会社勤めのせいか、いつの間にかその日や明日のことにばかり目が行きがちだったことに気付かされる。
自分の有り様について、もっと俯瞰すべきなのかもしれない。つらら石が1cm伸びる時には、僕はとっくにこの世にいないのだから。

そんな悠久の時間の流れを満喫し、謎の悟りに至っていた僕の目に入ったのは、次のバスが来るまであと2時間というバス停の時刻表。

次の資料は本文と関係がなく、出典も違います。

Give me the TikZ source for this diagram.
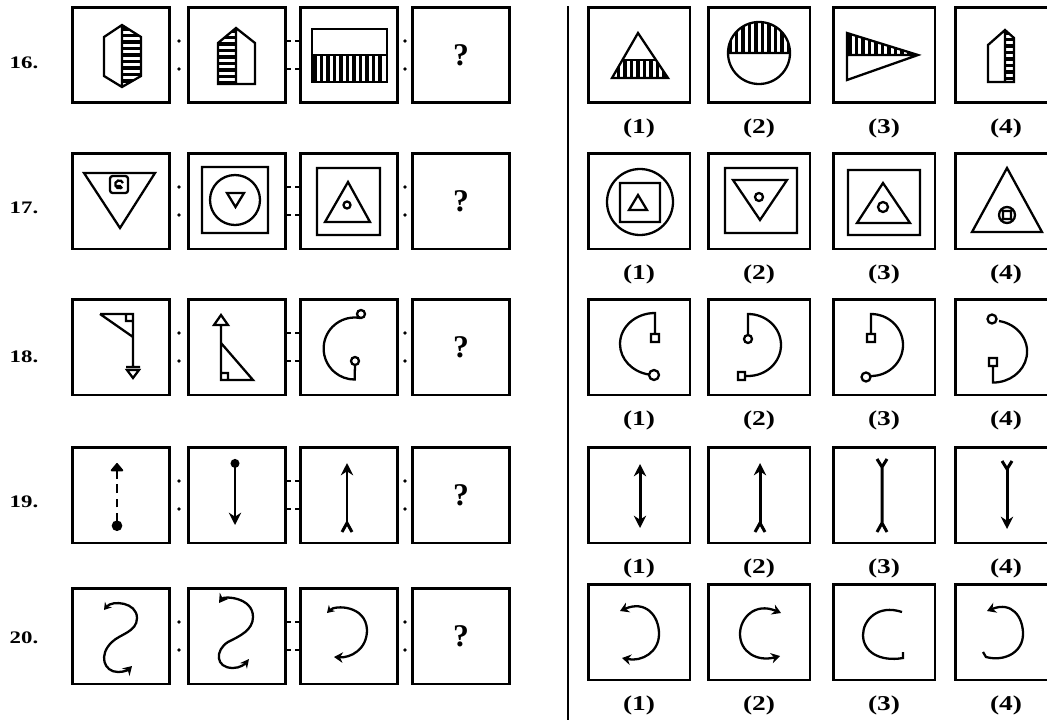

2時間か。とはいえ数十万年の時に比べれば、そんなものは瞼を閉じるように一瞬なわけで….
とはならず、さすがにタクシーを呼んだ。

新山口駅までタクシーの運転手とした会話が、多分この一人旅で一番誰かと長く喋った時間だった気がする。地元ではかなり実力のあるサッカー選手だったそうな。

再検討の末、角島大橋を諦めた僕は、広島県へ。

広島県。いつか行きたい、がようやくこの日に叶った。
そして九州でも頻繁に見かけた「you me」をここでも発見。中国地方にもあるのか…。

ゆめタウン。ついぞ関東では見かけない大型スーパー

広島は少しゆったり滞在しようと思い、ウィークリーマンションに2泊ほど予約を入れていた。
https://www.jalan.net/yad316720/

自分の家のような安心感ですね

さて、広島駅周辺を散策しようかと思っていた自分は、ここで鼻風邪になり終日寝込むことに。
観光は明日以降に持ち越しである。鼻水が止まらない…。